Her connection with Scott isn’t about saving each other. It’s about whether either of them is willing to actually grow.


The Exes: Manifestations of Unresolved Baggage

The League of Evil Exes isn’t subtle, and it’s not supposed to be.

Each one is exaggerated, stylized, almost ridiculous. But underneath the spectacle, they represent something real—unresolved relationships that continue to influence the present.

You don’t just leave people behind cleanly. Pieces of those dynamics linger. They shape how you show up next.

Scott isn’t just fighting Ramona’s past. He’s being forced to look at his own.

And that’s where the stakes shift.


The Tension: Avoidance vs. Accountability

The central tension in Scott Pilgrim vs. the World isn’t whether Scott can win the fights.

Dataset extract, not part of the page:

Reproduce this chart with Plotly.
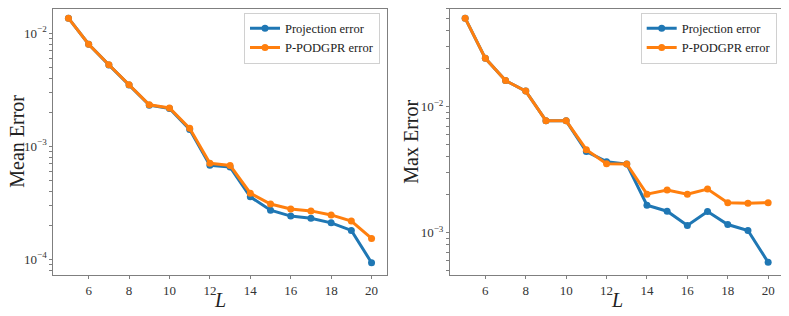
import plotly.graph_objects as go

L = [5, 6, 7, 8, 9, 10, 11, 12, 13, 14, 15, 16, 17, 18, 19, 20]

mean_proj = [0.0136, 0.0080, 0.00525, 0.00349, 0.00231, 0.00216, 0.00141, 0.000679, 0.000655,
             0.000357, 0.000272, 0.000241, 0.000231, 0.000210, 0.000180, 0.0000933]
mean_podgpr = [0.0136, 0.0080, 0.00527, 0.00351, 0.00233, 0.00218, 0.00144, 0.000708, 0.000677,
               0.000384, 0.000308, 0.000279, 0.000268, 0.000247, 0.000218, 0.000153]

max_proj = [0.0504, 0.0242, 0.0161, 0.0133, 0.00774, 0.00772, 0.00440, 0.00366, 0.00350,
            0.00165, 0.00148, 0.00114, 0.00147, 0.00116, 0.00104, 0.000582]
max_podgpr = [0.0504, 0.0242, 0.0161, 0.0133, 0.00774, 0.00772, 0.00456, 0.00353, 0.00351,
              0.00202, 0.00218, 0.00202, 0.00222, 0.00173, 0.00171, 0.00173]

names = ["Projection error", "P-PODGPR error"]
colors = ["#1f77b4", "#ff7f0e"]
y_titles = ["Mean Error", "Max Error"]
x_title = "<i>L</i>"
x_ticks = [6, 8, 10, 12, 14, 16, 18, 20]
decades = [-5, -4, -3, -2, -1]
font_family = "Liberation Serif, DejaVu Serif, serif"

# page has an 8px body margin: figure is sized to fit the remaining window
OFF = 8
W, H = 789 - OFF, 316 - OFF


def px(v):  # window x pixel -> paper fraction
    return (v - OFF) / W


def py(v):  # window y pixel (from top) -> paper fraction
    return (316 - v) / H


fig = go.Figure()

panels = [
    (mean_proj, mean_podgpr, "x", "y", "legend"),
    (max_proj, max_podgpr, "x2", "y2", "legend2"),
]
for proj, pod, xa, ya, lg in panels:
    for vals, name, col in zip([proj, pod], names, colors):
        fig.add_trace(go.Scatter(
            x=L, y=vals, mode="lines+markers", name=name,
            line=dict(color=col, width=3),
            marker=dict(color=col, size=7),
            xaxis=xa, yaxis=ya, legend=lg,
        ))

# log-axis ticks: labelled decades plus unlabelled minor ticks
y_tickvals, y_ticktext = [], []
for e in decades:
    for m in range(1, 10):
        y_tickvals.append(m * 10.0 ** e)
        y_ticktext.append(f"10<sup>\u2212{-e}</sup>" if m == 1 else "")

frame = "#7f7f7f"
axis_common = dict(
    showline=True, linecolor=frame, linewidth=1, mirror=True,
    showgrid=False, zeroline=False, ticks="outside", ticklen=3,
    tickcolor=frame, tickfont=dict(family=font_family, size=13, color="#333333"),
)

ydom = [py(275), py(8.5)]
x1 = [px(53.3), px(386.7)]
x2 = [px(450), px(783.3)]

legend_common = dict(xanchor="right", yanchor="top", y=py(12.7),
                     bgcolor="rgba(255,255,255,0.8)", bordercolor="#d0d0d0", borderwidth=1,
                     font=dict(family=font_family, size=12.5, color="#222222"),
                     tracegroupgap=0, itemwidth=30)

fig.update_layout(
    width=W, height=H, autosize=False,
    margin=dict(l=0, r=0, t=0, b=0),
    paper_bgcolor="white", plot_bgcolor="white",
    font=dict(family=font_family, color="#222222"),
    xaxis=dict(domain=x1, range=[4.25, 20.75], anchor="y", tickvals=x_ticks, **axis_common),
    yaxis=dict(domain=ydom, type="log", range=[-4.139, -1.781], anchor="x",
               tickmode="array", tickvals=y_tickvals, ticktext=y_ticktext, **axis_common),
    xaxis2=dict(domain=x2, range=[4.25, 20.75], anchor="y2", tickvals=x_ticks, **axis_common),
    yaxis2=dict(domain=ydom, type="log", range=[-3.336, -1.221], anchor="x2",
                tickmode="array", tickvals=y_tickvals, ticktext=y_ticktext, **axis_common),
    legend=dict(x=px(380), **legend_common),
    legend2=dict(x=px(776.7), **legend_common),
    showlegend=True,
)

annots = []
for dom, ytxt, ytx in [(x1, y_titles[0], 17), (x2, y_titles[1], 411)]:
    annots.append(dict(text=x_title, x=(dom[0] + dom[1]) / 2, y=py(300),
                       xref="paper", yref="paper", showarrow=False,
                       xanchor="center", yanchor="middle",
                       font=dict(family=font_family, size=20, color="#222222")))
    annots.append(dict(text=ytxt, x=px(ytx), y=(ydom[0] + ydom[1]) / 2,
                       xref="paper", yref="paper", showarrow=False, textangle=-90,
                       xanchor="center", yanchor="middle",
                       font=dict(family=font_family, size=20, color="#222222")))
fig.update_layout(annotations=annots)

fig.write_html("out.html")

It’s whether he can take responsibility for himself.

At the start, he’s focused on the external obstacles. Beat the exes, get the girl, move on.

But the film keeps pushing him inward.

Why did his last relationship end the way it did?
What patterns is he repeating?
What does it actually mean to care about someone beyond the excitement of something new?

The answers don’t come easily. They require him to stop seeing himself as the victim of circumstance and start recognizing his role in the outcomes he’s experiencing.


In the End, Winning Looks Different Than Expected

Scott Pilgrim vs. the World doesn’t resolve with a simple victory. It shifts the definition of what winning actually means.

It’s no longer about defeating everyone in your path. It’s about understanding why those battles existed in the first place.

Scott doesn’t succeed because he’s the strongest. He succeeds because he becomes more honest—with himself, with his past, and with the way he shows up in his relationships.

The game doesn’t end when the fights are over.

It ends when he finally understands what he’s been playing for.